Thursday's clashes along a "border" that separates government from rebel territory in the far north was the latest violence in a 25-year civil war analysts say neither side is winning.

"Navy troops attacked a group of terrorists in Peraru in Trincomalee (in the northeast). A search found two LTTE dead bodies and one of them is an area leader," a military spokesman said, asking not to be named in line with policy.

Troops also killed 28 Tiger rebels and wounded 24 others in clashes in the northern districts of Jaffna, Vavuniya and Mannar, he added, saying one soldier was killed and eight were wounded.

The Liberation Tigers of Tamil Eelam (LTTE), who are fighting for a separate state in the Indian Ocean island's north and east, were not immediately available for comment.

There was no independent confirmation of what had happened or how many people were killed, and analysts say the foes exaggerate enemy casualty figures and play down their own.

Fighting between the military and the rebels has intensified since the government scrapped a six-year ceasefire pact last month. It said the rebels were using the truce to re-arm.

The military has captured large swathes of territory from the Tigers in the east of the country in recent months, vastly outnumbers them, and is now seeking to overrun their northern stronghold.

But observers see no clear winner on the horizon. The violence has forced some businesses to put investment plans on hold and helped push the stock market down around 7 percent in 2007 and another 3 percent so far this year.
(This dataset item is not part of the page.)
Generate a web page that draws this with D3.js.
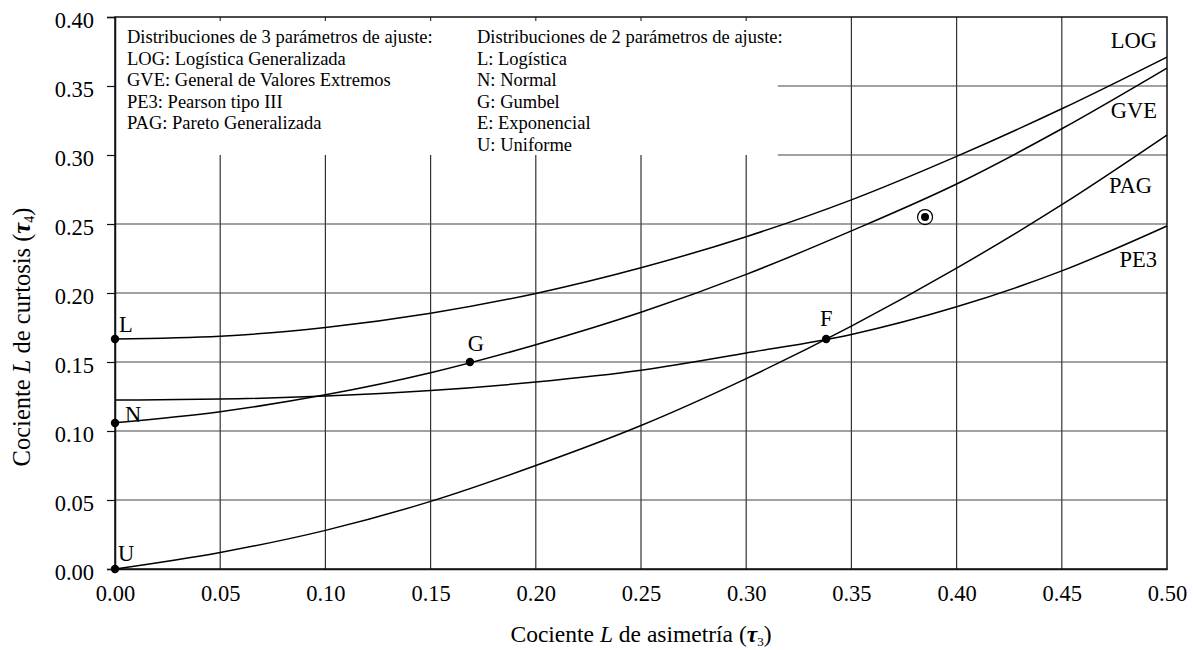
<!DOCTYPE html>
<html>
<head>
<meta charset="utf-8">
<script src="https://cdn.jsdelivr.net/npm/d3@7"></script>
<style>
  body { margin: 0; background: #fff; }
  text { font-family: "Liberation Serif", "DejaVu Serif", serif; fill: #000; }
</style>
</head>
<body>
<svg id="chart" width="1193" height="650"></svg>
<script>
// tau3 sample positions read along the x axis
const tau3 = [0, 0.05, 0.10, 0.15, 0.20, 0.25, 0.30, 0.35, 0.40, 0.45, 0.50];

// tau4
const logValues = [0.1667, 0.1687, 0.1750, 0.1853, 0.1997, 0.2183, 0.2408, 0.2675, 0.2990, 0.3335, 0.3710];
const gveValues = [0.1060, 0.1140, 0.1262, 0.1422, 0.1625, 0.1860, 0.2135, 0.2450, 0.2790, 0.3190, 0.3630];
const pagValues = [0.0000, 0.0120, 0.0280, 0.0490, 0.0750, 0.1040, 0.1380, 0.1760, 0.2180, 0.2640, 0.3145];
const pe3Values = [0.1224, 0.1231, 0.1253, 0.1293, 0.1355, 0.1440, 0.1565, 0.1700, 0.1900, 0.2160, 0.2486];

const curveNames = ['LOG', 'GVE', 'PAG', 'PE3'];

// two-parameter distributions (points)
const pointNames = ['L', 'N', 'G', 'F', 'U'];
const pointTau3 = [0, 0, 0.1687, 0.338, 0];
const pointTau4 = [0.1667, 0.1058, 0.1500, 0.1667, 0];

// sample point (circled)
const sampleTau3 = 0.385;
const sampleTau4 = 0.255;

const xTicks = [0, 0.05, 0.10, 0.15, 0.20, 0.25, 0.30, 0.35, 0.40, 0.45, 0.50];
const yTicks = [0, 0.05, 0.10, 0.15, 0.20, 0.25, 0.30, 0.35, 0.40];

const legend3Title = 'Distribuciones de 3 parámetros de ajuste:';
const legend3 = ['LOG: Logística Generalizada', 'GVE: General de Valores Extremos',
                 'PE3: Pearson tipo III', 'PAG: Pareto Generalizada'];
const legend2Title = 'Distribuciones de 2 parámetros de ajuste:';
const legend2 = ['L: Logística', 'N: Normal', 'G: Gumbel', 'E: Exponencial', 'U: Uniforme'];

const width = 1193, height = 650;
const margin = {top: 17, right: 26, bottom: 81, left: 115};
const w = width - margin.left - margin.right;
const h = height - margin.top - margin.bottom;

const svg = d3.select('#chart');
const g = svg.append('g').attr('transform', `translate(${margin.left},${margin.top})`);

const x = d3.scaleLinear().domain([0, 0.5]).range([0, w]);
const y = d3.scaleLinear().domain([0, 0.4]).range([h, 0]);

// legend area is kept clear of grid
const boxTau3 = 0.315, boxTau4 = 0.30;

// grid
g.append('g').selectAll('line.v')
    .data(xTicks.filter(d => d > 0 && d < 0.5))
    .enter().append('line')
    .attr('x1', d => x(d)).attr('x2', d => x(d))
    .attr('y1', d => d <= 0.30 ? y(boxTau4) : 0)
    .attr('y2', h)
    .style('stroke', '#333').style('stroke-width', 1.2);

g.append('g').selectAll('line.h')
    .data(yTicks.filter(d => d > 0 && d < 0.4))
    .enter().append('line')
    .attr('y1', d => y(d)).attr('y2', d => y(d))
    .attr('x1', d => d >= boxTau4 ? x(boxTau3) : 0)
    .attr('x2', w)
    .style('stroke', '#444').style('stroke-width', 1.2);

// small inner ticks on top border inside the legend box
g.append('g').selectAll('line')
    .data(xTicks.filter(d => d > 0 && d <= 0.30))
    .enter().append('line')
    .attr('x1', d => x(d)).attr('x2', d => x(d))
    .attr('y1', 0).attr('y2', 4)
    .style('stroke', '#333').style('stroke-width', 1.2);

// frame
g.append('rect')
    .attr('width', w).attr('height', h)
    .style('fill', 'none').style('stroke', '#111').style('stroke-width', 1.5);

// axes
const yAxis = g.append('g')
    .call(d3.axisLeft(y).tickValues(yTicks).tickFormat(d3.format('.2f')).tickSize(8).tickPadding(13));
const xAxis = g.append('g')
    .attr('transform', `translate(0,${h})`)
    .call(d3.axisBottom(x).tickValues(xTicks).tickFormat(d3.format('.2f')).tickSize(0).tickPadding(16));

[yAxis, xAxis].forEach(a => {
    a.attr('font-family', null);
    a.select('.domain').style('stroke', '#111').style('stroke-width', 1.5);
    a.selectAll('.tick line').style('stroke', '#111').style('stroke-width', 1.2);
    a.selectAll('text').style('font-family', '"Liberation Serif", serif').style('font-size', '22.5px').style('fill', '#000');
});
yAxis.selectAll('text').attr('dy', '0.45em');

// curves
const series = [logValues, gveValues, pagValues, pe3Values];
const line = d3.line()
    .x((d, i) => x(tau3[i]))
    .y(d => y(d))
    .curve(d3.curveMonotoneX);

g.append('g').selectAll('path')
    .data(series)
    .enter().append('path')
    .attr('d', line)
    .style('fill', 'none')
    .style('stroke', '#000')
    .style('stroke-width', 1.5);

// curve labels at right
const curveLabelY = {LOG: 48, GVE: 118, PAG: 193, PE3: 267};
const curveLabelX = {LOG: 1157, GVE: 1157, PAG: 1152, PE3: 1157};
svg.append('g').selectAll('text')
    .data(curveNames)
    .enter().append('text')
    .attr('x', d => curveLabelX[d])
    .attr('y', d => curveLabelY[d])
    .attr('text-anchor', 'end')
    .style('font-size', '22.5px')
    .text(d => d);

// points
const pts = pointNames.map((n, i) => ({name: n, t3: pointTau3[i], t4: pointTau4[i]}));
g.append('g').selectAll('circle')
    .data(pts)
    .enter().append('circle')
    .attr('cx', d => x(d.t3))
    .attr('cy', d => y(d.t4))
    .attr('r', 4.2)
    .style('fill', '#000');

const labelOffset = {
    L: {dx: 4, dy: -7, anchor: 'start'},
    N: {dx: 10, dy: -1, anchor: 'start'},
    G: {dx: 6, dy: -11, anchor: 'middle'},
    F: {dx: 0, dy: -13, anchor: 'middle'},
    U: {dx: 3, dy: -8, anchor: 'start'}
};
g.append('g').selectAll('text')
    .data(pts)
    .enter().append('text')
    .attr('x', d => x(d.t3) + labelOffset[d.name].dx)
    .attr('y', d => y(d.t4) + labelOffset[d.name].dy)
    .attr('text-anchor', d => labelOffset[d.name].anchor)
    .style('font-size', '22.5px')
    .text(d => d.name);

// circled sample point
g.append('circle')
    .attr('cx', x(sampleTau3)).attr('cy', y(sampleTau4)).attr('r', 7.5)
    .style('fill', 'none').style('stroke', '#000').style('stroke-width', 1.2);
g.append('circle')
    .attr('cx', x(sampleTau3)).attr('cy', y(sampleTau4)).attr('r', 4)
    .style('fill', '#000');

// legend text
const legendLineH = 21.5;
const col1 = svg.append('g').attr('transform', 'translate(127,43)');
[legend3Title].concat(legend3).forEach((t, i) => {
    col1.append('text').attr('y', i * legendLineH).style('font-size', '18.5px').text(t);
});
const col2 = svg.append('g').attr('transform', 'translate(477,43)');
[legend2Title].concat(legend2).forEach((t, i) => {
    col2.append('text').attr('y', i * legendLineH).style('font-size', '18.5px').text(t);
});

// axis titles
const xTitle = svg.append('text')
    .attr('x', margin.left + w / 2)
    .attr('y', 642)
    .attr('text-anchor', 'middle')
    .style('font-size', '23.5px');
xTitle.append('tspan').text('Cociente ');
xTitle.append('tspan').style('font-style', 'italic').text('L');
xTitle.append('tspan').text(' de asimetría (');
xTitle.append('tspan').style('font-style', 'italic').style('font-weight', 'bold').text('τ');
xTitle.append('tspan').attr('dy', 4).style('font-size', '13px').text('3');
xTitle.append('tspan').attr('dy', -4).text(')');

const yTitle = svg.append('text')
    .attr('transform', 'translate(30,337) rotate(-90)')
    .attr('text-anchor', 'middle')
    .style('font-size', '24.5px');
yTitle.append('tspan').text('Cociente ');
yTitle.append('tspan').style('font-style', 'italic').text('L');
yTitle.append('tspan').text(' de curtosis (');
yTitle.append('tspan').style('font-style', 'italic').style('font-weight', 'bold').text('τ');
yTitle.append('tspan').attr('dy', 4).style('font-size', '14px').text('4');
yTitle.append('tspan').attr('dy', -4).text(')');
</script>
</body>
</html>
Bus bombings and suicide attacks blamed on the Tigers are increasingly focused on civilians, as in earlier stages of the war. Experts say are targeted because they are less well protected and so easier prey.

Thousands of people have been reported killed in recent months. The conflict that has killed an estimated 70,000 people since 1983.

The bulk of fighting has been in the far north in recent months, well off the tourist track. But attacks are increasingly scattered, prompting some foreign governments to issue travel advisories.

Officials say tourist arrivals, which fell 11.7 percent in 2007 from a year earlier with revenues down even more, could suffer further if attacks continue to spread.